I had a multiple year girlfriend in high school but I'm not sure I'd count that. After that I didn't have a relationship for years, and again, it was different from most.
'Fake it until you make it' is some of the most helpful reasoning to ever take up residence in my cognition.
This is good advice if you're in a brief sucky place, but I'm not sure how much it helps with deeper stuff, because it can be hard to even start faking it without help sometimes.
i think the major difference between internet-me and me-me (and there aren't many, imo) is that in person i am not nearly so crass. i come off that way here because i am around people who are themselves kind of filthy. face to face i only do that in the most relaxed of situations when everyone present is comfortable with that sort of talk. i cringe incredibly hard when young people feel entitled to talk about vulgar shit loud in restaurants or on the bus or whatever.

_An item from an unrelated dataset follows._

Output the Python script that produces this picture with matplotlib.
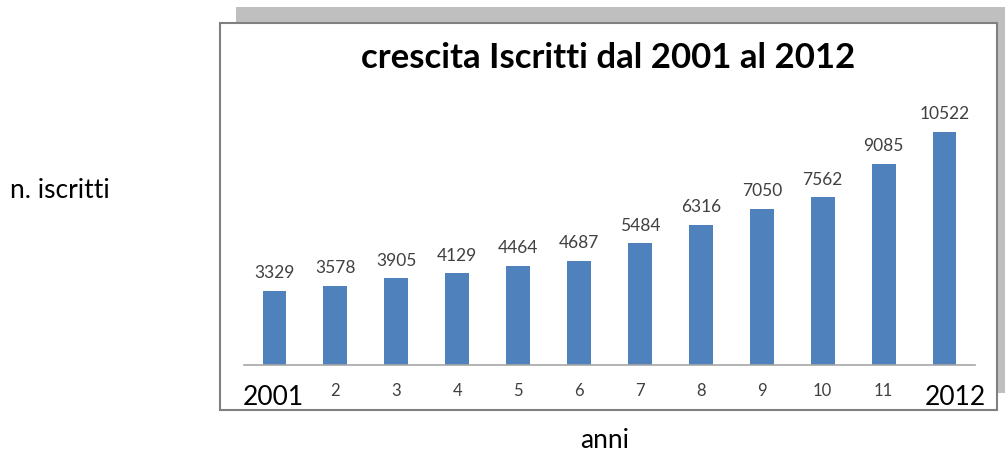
import matplotlib
matplotlib.use("Agg")
import matplotlib.pyplot as plt
from matplotlib.patches import Rectangle

plt.rcParams["font.family"] = ["Lato", "DejaVu Sans"]

# data
categories = ["2001", "2", "3", "4", "5", "6", "7", "8", "9", "10", "11", "2012"]
iscritti = [3329, 3578, 3905, 4129, 4464, 4687, 5484, 6316, 7050, 7562, 9085, 10522]
title = "crescita Iscritti dal 2001 al 2012"

W, H = 1005, 454
fig = plt.figure(figsize=(W / 100, H / 100), dpi=100)


def fx(px):
    return px / W


def fy(py):
    return 1 - py / H


# shadow + frame of the chart box
fig.patches.append(Rectangle((fx(236), fy(393)), fx(1005 - 236), (393 - 7) / H,
                             transform=fig.transFigure, facecolor="#bfbfbf",
                             edgecolor="none", zorder=0))
fig.patches.append(Rectangle((fx(220), fy(410)), fx(997 - 220), (410 - 23) / H,
                             transform=fig.transFigure, facecolor="white",
                             edgecolor="#808080", linewidth=1.5, zorder=1))

ax = fig.add_axes([fx(244), fy(365), fx(975 - 244), (365 - 99) / H])
ax.set_zorder(3)
ax.set_facecolor("none")
x = range(len(categories))
bars = ax.bar(x, iscritti, width=0.39, color="#4f81bd", zorder=2)
ax.set_xlim(-0.5, len(categories) - 0.5)
ax.set_ylim(0, 12000)
for spine in ["top", "right", "left"]:
    ax.spines[spine].set_visible(False)
ax.spines["bottom"].set_color("#a6a6a6")
ax.spines["bottom"].set_linewidth(1.2)
ax.set_yticks([])
ax.set_xticks(list(x))
ax.set_xticklabels([c if c not in ("2001", "2012") else "" for c in categories],
                   fontsize=12, color="#404040")
ax.tick_params(axis="x", length=0, pad=13)

for xi, v in zip(x, iscritti):
    ax.annotate(str(v), (xi, v), xytext=(0, 7), textcoords="offset points",
                ha="center", va="bottom", fontsize=12.5, color="#404040")

# large first/last year labels
fig.text(fx(243), fy(405), categories[0], fontsize=19, ha="left", va="baseline",
         color="black", zorder=4)
fig.text(fx(986), fy(405), categories[-1], fontsize=19, ha="right", va="baseline",
         color="black", zorder=4)

fig.text(fx(608), fy(58), title, fontsize=25, fontweight="bold", ha="center",
         va="center", zorder=4)
fig.text(fx(10), fy(191), "n. iscritti", fontsize=19, ha="left", va="center")
fig.text(fx(605), fy(453), "anni", fontsize=19, ha="center", va="bottom")

fig.savefig("out.png", dpi=100, facecolor="white")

I've never had anything i can really call a "relationship"
which kinda sucks!
but like, circumstance
so whateverrrrrr
How old are you again?
I had a multiple year girlfriend in high school but I'm not sure I'd count that. After that I didn't have a relationship for years, and again, it was different from most.
If push comes to shove [chat], the plan is we all pool our resources and live together in a compound. Grow our own food, solar panels, puppies&kittens, the works.
We're gonna be okay.
Living with [chat]ters? We would strangle each other to death by the third week.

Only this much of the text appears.